Oberseminar mathematische Logik
Time and location
Tuesdays 16-18 in room N0.003, or by appointment (see below), Endenicher Allee 60.
- 08 November (10.30 -12.00, Room SR 0.007): Ralf Schindler (Münster): MM++ implies (∗)
For many years, forcing axioms and Woodin's Pmax axiom (∗) were competing natural hypotheses which both decided the value of the continuum to be ℵ2. The relationship of, say, Martin's Maximum with (∗) was a bit of a mystery. We show that Martin's Maximum++ implies Woodin's axiom (∗). This is joint work with David Asperó.

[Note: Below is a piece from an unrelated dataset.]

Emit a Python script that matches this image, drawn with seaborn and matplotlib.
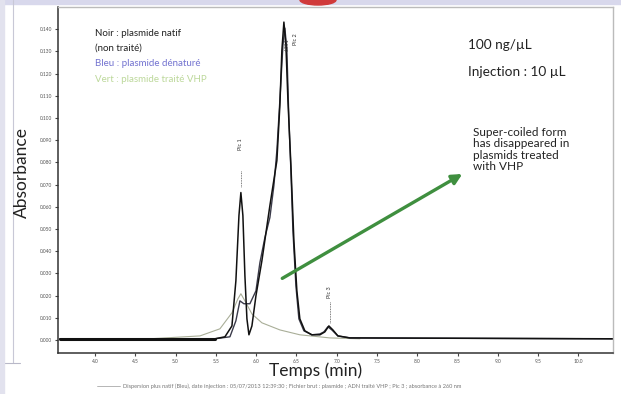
import numpy as np
import pandas as pd
import matplotlib
matplotlib.use("Agg")
import matplotlib.pyplot as plt
from matplotlib.patches import Rectangle, Ellipse
from matplotlib.lines import Line2D
import seaborn as sns

# ─── DATA ────────────────────────────────────────────────────────────────────

# native plasmid (black)
t_native = [3.566, 5.489, 5.613, 5.700, 5.749, 5.787, 5.811, 5.836, 5.861, 5.886,
            5.911, 5.948, 5.998, 6.072, 6.171, 6.258, 6.295, 6.320, 6.345, 6.370,
            6.395, 6.432, 6.469, 6.506, 6.543, 6.605, 6.692, 6.792, 6.853, 6.903,
            6.953, 7.015, 7.164, 10.43]
a_native = [0.0005, 0.0005, 0.0014, 0.0063, 0.0266, 0.0560, 0.0664, 0.0560, 0.0289, 0.0095,
            0.0023, 0.0063, 0.0199, 0.0357, 0.0605, 0.0808, 0.1057, 0.1305, 0.1432, 0.1328,
            0.1080, 0.0786, 0.0447, 0.0221, 0.0095, 0.0041, 0.0023, 0.0023, 0.0036, 0.0063,
            0.0045, 0.0018, 0.0009, 0.0005]

# treated plasmid (dark blue-grey)
t_treated = [3.566, 5.489, 5.675, 5.749, 5.799, 5.848, 5.923, 5.998, 6.047, 6.109,
             6.171, 6.221, 6.258, 6.295, 6.333, 6.357, 6.382, 6.407, 6.432, 6.457,
             6.494, 6.531, 6.593, 6.692, 6.792, 6.841, 6.891, 6.940, 7.015, 7.164, 10.43]
a_treated = [0.0005, 0.0005, 0.0014, 0.0086, 0.0176, 0.0163, 0.0163, 0.0221, 0.0348, 0.0461,
             0.0551, 0.0696, 0.0854, 0.1080, 0.1328, 0.1405, 0.1305, 0.0989, 0.0763, 0.0492,
             0.0244, 0.0095, 0.0041, 0.0023, 0.0027, 0.0036, 0.0059, 0.0045, 0.0018, 0.0009,
             0.0005]

# third trace (light green-grey)
t_light = [4.682, 5.303, 5.551, 5.700, 5.774, 5.811, 5.861, 5.948, 6.072, 6.295,
           6.543, 6.915, 7.288]
a_light = [0.0005, 0.0018, 0.0050, 0.0122, 0.0185, 0.0208, 0.0176, 0.0117, 0.0077, 0.0045,
           0.0023, 0.0009, 0.0005]

x_ticks = [4.0, 4.5, 5.0, 5.5, 6.0, 6.5, 7.0, 7.5, 8.0, 8.5, 9.0, 9.5, 10.0]
y_ticks = [0.00, 0.01, 0.02, 0.03, 0.04, 0.05, 0.06, 0.07, 0.08, 0.09,
           0.10, 0.11, 0.12, 0.13, 0.14]

legend_lines = ["Noir : plasmide natif", "(non traité)",
                "Bleu : plasmide dénaturé", "Vert : plasmide traité VHP"]
legend_colors = ["#222222", "#222222", "#7373d0", "#bcd89a"]

# ─── FIGURE ──────────────────────────────────────────────────────────────────

sns.set_theme(style="white")
plt.rcParams["font.family"] = ["Lato", "DejaVu Sans"]

fig = plt.figure(figsize=(6.21, 3.94), dpi=100, facecolor="white")
ax = fig.add_axes([58 / 621, 1 - 353 / 394, 555 / 621, 346 / 394])

sns.lineplot(x=t_light, y=a_light, ax=ax, color="#a9ae98", lw=0.8, estimator=None)
sns.lineplot(x=t_treated, y=a_treated, ax=ax, color="#3b3b4a", lw=1.0, estimator=None)
sns.lineplot(x=t_native, y=a_native, ax=ax, color="#111111", lw=1.1, estimator=None)
# thick baseline at the start of the run
ax.plot(t_native[:2], a_native[:2], color="#111111", lw=2.2)

ax.set_xlim(3.541, 10.43)
ax.set_ylim(-0.0059, 0.150)
ax.set_xticks(x_ticks)
ax.set_yticks(y_ticks)
ax.set_xticklabels([f"{v:.1f}" for v in x_ticks], fontsize=3.5, color="#555555")
ax.set_yticklabels([f"{v:.3f}" for v in y_ticks], fontsize=3.5, color="#555555")
ax.tick_params(axis="both", direction="out", length=2.5, width=0.8, colors="#444444",
               labelcolor="#555555", pad=1.5, bottom=True, left=True)
ax.set_xlabel("")
ax.set_ylabel("")
for side in ["left", "bottom"]:
    ax.spines[side].set_color("#333333")
    ax.spines[side].set_linewidth(1.1)
for side in ["top", "right"]:
    ax.spines[side].set_color("#bbbbbb")
    ax.spines[side].set_linewidth(1.0)

# peak labels
ax.text(5.811, 0.0854, "Pic 1", rotation=90, fontsize=4, ha="center", va="bottom", color="#333333")
ax.plot([5.811, 5.811], [0.0760, 0.0690], ls=(0, (1, 1)), color="#555555", lw=0.6)
ax.text(6.49, 0.1330, "Pic 2", rotation=90, fontsize=4, ha="center", va="bottom", color="#333333")
ax.text(6.39, 0.1300, "6.351", rotation=90, fontsize=3.5, ha="center", va="bottom", color="#333333")
ax.text(6.915, 0.0190, "Pic 3", rotation=90, fontsize=4, ha="center", va="bottom", color="#333333")
ax.plot([6.915, 6.915], [0.0170, 0.0075], ls=(0, (1, 1)), color="#555555", lw=0.6)

# legend-like text in the top left
for i, (txt, col) in enumerate(zip(legend_lines, legend_colors)):
    ax.text(4.0, 0.1382 - i * 0.0069, txt, fontsize=7, color=col, va="center", ha="left")

ax.text(8.63, 0.1328, "100 ng/µL", fontsize=9.8, color="#222222", va="center")
ax.text(8.63, 0.1206, "Injection : 10 µL", fontsize=9.8, color="#222222", va="center")
ax.text(8.69, 0.0960, "Super-coiled form\nhas disappeared in\nplasmids treated\nwith VHP",
        fontsize=8.5, color="#222222", va="top", ha="left", linespacing=1.05)

ax.annotate("", xy=(8.59, 0.0754), xytext=(6.295, 0.0271),
            arrowprops=dict(arrowstyle="-|>,head_length=0.5,head_width=0.25",
                            color="#3f8f3f", lw=2.4))

# labels outside the frame
fig.text(22 / 621, 1 - 172 / 394, "Absorbance", rotation=90, fontsize=12.5,
         ha="center", va="center", color="#222222")
fig.text(316 / 621, 1 - 371 / 394, "Temps (min)", fontsize=12.5,
         ha="center", va="center", color="#222222")
fig.text(123 / 621, 1 - 386 / 394,
         "Dispersion plus natif (Bleu), date injection : 05/07/2013 12:39:30 ; "
         "Fichier brut : plasmide ; ADN traité VHP ; Pic 3 ; absorbance à 260 nm",
         fontsize=4.1, ha="left", va="center", color="#777777")
fig.add_artist(Line2D([97 / 621, 120 / 621], [1 - 386 / 394] * 2, color="#aaaaaa", lw=0.6))

# window frame decorations
fig.add_artist(Rectangle((0, 1 - 4 / 394), 1, 4 / 394, color="#d8d8ec", transform=fig.transFigure))
fig.add_artist(Rectangle((0, 0), 4 / 621, 1, color="#e2e2ee", transform=fig.transFigure))
fig.add_artist(Line2D([13 / 621, 13 / 621], [1 - 363 / 394, 1], color="#c8c8d6", lw=0.8))
fig.add_artist(Line2D([5 / 621, 20 / 621], [1 - 363 / 394] * 2, color="#b8b8c8", lw=0.8))
fig.add_artist(Ellipse((318 / 621, 1.0), 36 / 621, 10 / 394, color="#d03a3a",
                       transform=fig.transFigure))

plt.savefig("out.png", dpi=100, facecolor="white")
plt.close()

- 10 December: Wolfgang Wohofsky (Wien): A Sacks amoeba forcing preserving distributivity of P(omega) / Fin
In my talk, I would like to present joint work with Otmar Spinas, in which we show that it is consistent that h (the distributivity number of P(omega)/fin, in other words, the least number of maximal almost disjoint families without a common refinement) is strictly smaller than add(s_0) (i.e., the least number of Marczewski null sets whose union is not Marczewski null, where a set is Marczewski null if each perfect set has a perfect subset disjoint from it). More explicitly, we show that this relation between h and add(s_0) holds in the model obtained by a countable support iteration of length omega_2 of a specific kind of Sacks amoeba forcing which happens to have the pure decision and the Laver property, and therefore does not add Cohen reals. The model actually satisfies h=cov(M).
- 14 January: Sandra Müller (Wien): Infinite decreasing chains in the Mitchell order
It is known that the behavior of the Mitchell order substantially changes at the level of rank-to-rank extenders, as it ceases to be well-founded. While the possible partial order structure of the Mitchell order below rank-to-rank extenders is considered to be well understood, little is known about the structure in the ill-founded case. We make a first step in understanding this case by studying the extent to which the Mitchell order can be ill-founded. Our main results are (i) in the presence of a rank-to-rank extender there is a transitive Mitchell order decreasing sequence of extenders of any countable length, and (ii) there is no such sequence of length ω1. This is joint work with Omer Ben-Neria.